Only after the ejido leaders joined with Jesus Lara, the owner of a 900-acre parcel above Punta Colonet who has waged an effort to learn about the project, did they gain meetings with government officials.

Sergio Tagliapietra, Baja California's economic development secretary, visited the farming groups in Colonet a few weeks ago. The state is preparing a master plan for the region but has not released details.

“He told us he had no information, and as soon as he had it, he would inform us,” Pineda said.

Several members of the five ejidos that will be affected by the port's development also met last week for the first time with Ensenada Mayor César Mancillas Amador. Pineda said they talked about establishing a relationship in which they would have a say in the city's role in the project.

The group also met that day with Ernesto Ruffo Appel, a former state governor and commissioner of the northern border under President Vicente Fox. Ruffo and a partner, who have bought a parcel of Punta Colonet tidelands and a nearby mountaintop to provide rock for construction of the port, hope to play a major role in the port development.

Angel González Ruel, the federal port director in charge of Colonet's development, was not available to discuss the project with The San Diego Union-Tribune yesterday.

Likewise, state development secretary Tagliapietra could not be reached for comment.

Ensenada Mayor Mancillas' spokesman, Daniel Vargas, confirmed the meeting last week, saying all parties had discussed their common interests and agreed that the project could benefit the city as well as the Colonet region.

Undeveloped and wind-swept, Punta Colonet is expected to become a major port that will be larger than the ports of Los Angeles and Long Beach combined. Its development is being driven by the inability of those facilities to handle the volume of container ship traffic coming from the Far East.

The project includes construction of a rail line from Colonet to the U.S.-Mexico border to move containers into America's heartland.

Operations are expected to begin by 2011, the year that Los Angeles and Long Beach are expected to reach their saturation point.

The port is to be developed about five miles west of Colonet, a town of about 2,500 people on the Trans-Peninsular Highway. Most members of the communal farm groups, which number between 30 and 80 individuals, live in the town. Many of the residents are former migrant farm workers from southern Mexico.

“It's going to be something very good,” Martín Pérez Mendoza, Ejido 27 de Enero's leader, said of the port development. “It's going to completely change our lifestyle – for the better we hope.

“It will create more work and more schools. There's work now, but there will be other work with better wages.”
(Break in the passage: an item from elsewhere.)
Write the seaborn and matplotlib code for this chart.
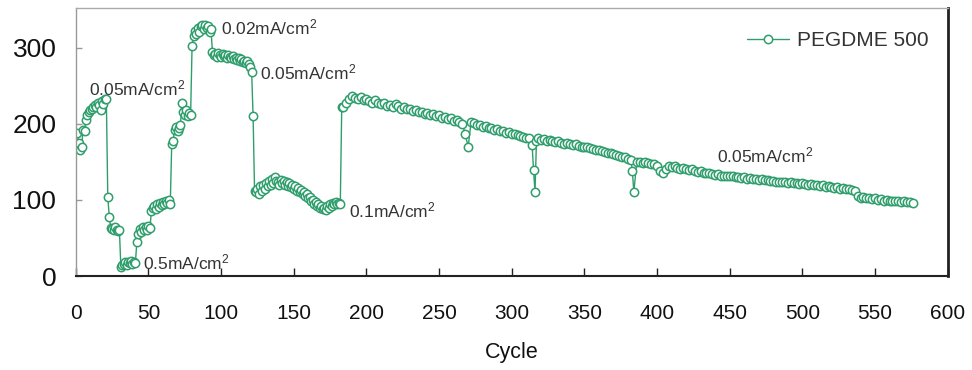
import matplotlib
matplotlib.use("Agg")
import matplotlib.pyplot as plt
import seaborn as sns
import pandas as pd

# ---------------- data ----------------
early_cycles = list(range(1, 184))
early_capacity = [
    188, 175, 165, 170, 192, 190, 205, 212, 215, 218,
    220, 222, 225, 222, 228, 225, 218, 230, 226, 232, 233,
    104, 78, 63, 62, 60, 64, 61, 59, 60,
    12, 14, 16, 18, 15, 19, 17, 20, 16, 18, 17,
    45, 55, 62, 58, 64, 61, 65, 60, 66, 63, 85, 90, 92, 88, 94, 91, 96, 93, 97, 95, 99, 96, 100, 94,
    174, 178, 192, 196, 190, 194, 198, 228, 216, 212, 218, 210, 214, 212,
    302, 315, 322, 318, 326, 320, 328, 330, 324, 330, 326, 329, 320, 325,
    295, 290, 292, 288, 293, 290, 288, 292, 289, 291, 287, 290, 288, 286, 289, 285, 287, 284, 286, 282,
    285, 281, 283, 280, 282, 278, 275, 268, 210,
    112, 110, 115, 108, 118, 112, 120, 115, 122, 118,
    125, 120, 128, 122, 130, 125, 124, 120, 126, 122,
    125, 120, 123, 118, 122, 117, 120, 115, 118, 112,
    116, 110, 113, 108, 110, 105, 108, 102, 104, 98,
    100, 95, 97, 92, 94, 90, 92, 88, 90, 87,
    92, 90, 95, 92, 96, 94, 97, 95, 96, 94,
    222,
]

late_cycles = (list(range(184, 267, 2)) + [268, 270, 272] + list(range(274, 313, 2))
               + [314, 315, 316, 317] + list(range(318, 381, 2)) + [382, 383, 384, 386]
               + list(range(388, 401, 2)) + [402, 404, 406] + list(range(408, 537, 2))
               + list(range(538, 577, 2)))
late_capacity = [
    222, 228, 232, 236, 234, 233, 235, 231, 232,
    230, 228, 231, 227, 226, 228, 224, 225, 222, 226, 223, 220, 222, 219, 220, 217, 218, 215, 216,
    213, 214, 212, 213, 210, 211,
    208, 209, 206, 207, 204, 205, 202, 200,
    186, 170, 202,
    201, 198, 199, 196, 197, 194, 195, 192, 193, 190, 191, 188, 189, 187, 186, 185, 184, 183, 182, 181,
    172, 139, 110, 178,
    181, 179, 180, 178, 179, 177, 176, 177, 175, 174,
    175, 173, 172, 173, 171, 170, 169, 170, 168, 167,
    166, 166, 164, 163, 162, 162, 160, 159, 158, 157, 156, 154,
    152, 138, 110, 150,
    150, 149, 150, 148, 147, 147, 145,
    138, 136, 141,
    144, 143, 144, 142, 141, 142, 140, 139, 140, 138, 137, 138, 136, 135, 136, 134, 133, 134, 132, 131, 132, 131,
    131, 130, 130, 129, 130, 128, 129, 127, 128, 126, 127, 126, 126, 125, 125, 124, 124, 123, 124, 122,
    123, 122, 122, 121, 122,
    121, 120, 121, 119, 120, 118, 119, 117, 118, 117, 116, 117, 115, 116, 114, 115, 113, 112,
    105, 103, 104, 102, 103, 101, 102, 100, 101, 99, 100, 99, 98, 99, 98, 97, 98, 97, 97, 96,
]
assert len(early_cycles) == len(early_capacity)
assert len(late_cycles) == len(late_capacity)

cycles = early_cycles + late_cycles
capacity = early_capacity + late_capacity

labels = ["0.05mA/cm$^2$", "0.5mA/cm$^2$", "0.02mA/cm$^2$", "0.05mA/cm$^2$", "0.1mA/cm$^2$", "0.05mA/cm$^2$"]
label_x = [9, 46, 100, 127, 188, 441]
label_y = [247, 18, 326, 268, 86, 159]

xticks = list(range(0, 601, 50))
yticks = [0, 100, 200, 300]

# ---------------- plot ----------------
GREEN = "#2f9e6c"
sns.set_theme(style="white")
plt.rcParams["font.family"] = ["Liberation Sans", "DejaVu Sans"]
plt.rcParams["mathtext.default"] = "regular"

fig = plt.figure(figsize=(9.72, 3.70), dpi=100)
ax = fig.add_axes([0.078, 0.254, 0.897, 0.724])

df = pd.DataFrame({"Cycle": cycles, "Capacity": capacity})
sns.lineplot(data=df, x="Cycle", y="Capacity", sort=False, estimator=None, ax=ax,
             color=GREEN, lw=1, marker="o", markersize=6, markerfacecolor="white",
             markeredgecolor=GREEN, markeredgewidth=1.1, label="PEGDME 500")

ax.set_xlim(0, 600)
ax.set_ylim(0, 352)
ax.set_xticks(xticks)
ax.set_yticks(yticks)
ax.tick_params(axis="x", direction="in", length=6, width=1, color="#222", labelsize=15,
               pad=20, labelcolor="#111", bottom=True)
ax.tick_params(axis="y", direction="in", length=4, width=1, color="#999", labelsize=19,
               pad=14, labelcolor="#111", left=True)
ax.set_xlabel("Cycle", fontsize=15.5, labelpad=14, color="#111")
ax.set_ylabel("")

for side, col, lw in [("top", "#aaaaaa", 1), ("left", "#999999", 1),
                      ("right", "#222222", 2), ("bottom", "#222222", 1.5)]:
    ax.spines[side].set_visible(True)
    ax.spines[side].set_color(col)
    ax.spines[side].set_linewidth(lw)

for s, x, y in zip(labels, label_x, label_y):
    ax.text(x, y, s, fontsize=12.5, color="#333", ha="left", va="center")

leg = ax.legend(loc="upper right", frameon=False, fontsize=15, handlelength=2.0,
                handletextpad=0.4, bbox_to_anchor=(1.0, 0.985))
for t in leg.get_texts():
    t.set_color("#333")

fig.savefig("out.png", dpi=100)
A competition for developers and operators of the project has been delayed indefinitely by a dispute involving a claim to mineral rights at the Punta Colonet site and by the presidential election dispute.

Federal officials have not provided details on how the bidding competition will be structured.

“We hope that now that the election has been solved that things will start moving,” said Enrique Lara, head of Ejido Emilio López Zamora and Jesús Lara's brother.

News of the development set off a frenzy for ejido land that will be needed for the port. Two of the groups have sold a portion of their property – one parcel to Ruffo and another to a representative of Hutchison Port Holdings.

No property has changed hands since those sales, the ejido leaders said, even though they've received numerous offers and indications of interest.

“We want to be part of the development,” Pineda said. “We don't want them to eat us up like pieces of cheese.

“Our fear is that they'll leave us out of the project and try to expropriate the land. It's not fair that we've been living on that land a lot of years and trying to make a living for our families, and that one day they'd try to take it.”

Still, they said, they feel they've gained some control by banding together to pursue their interests.

“We're going to make sure they get a fair price for their land,” said Jesús Lara.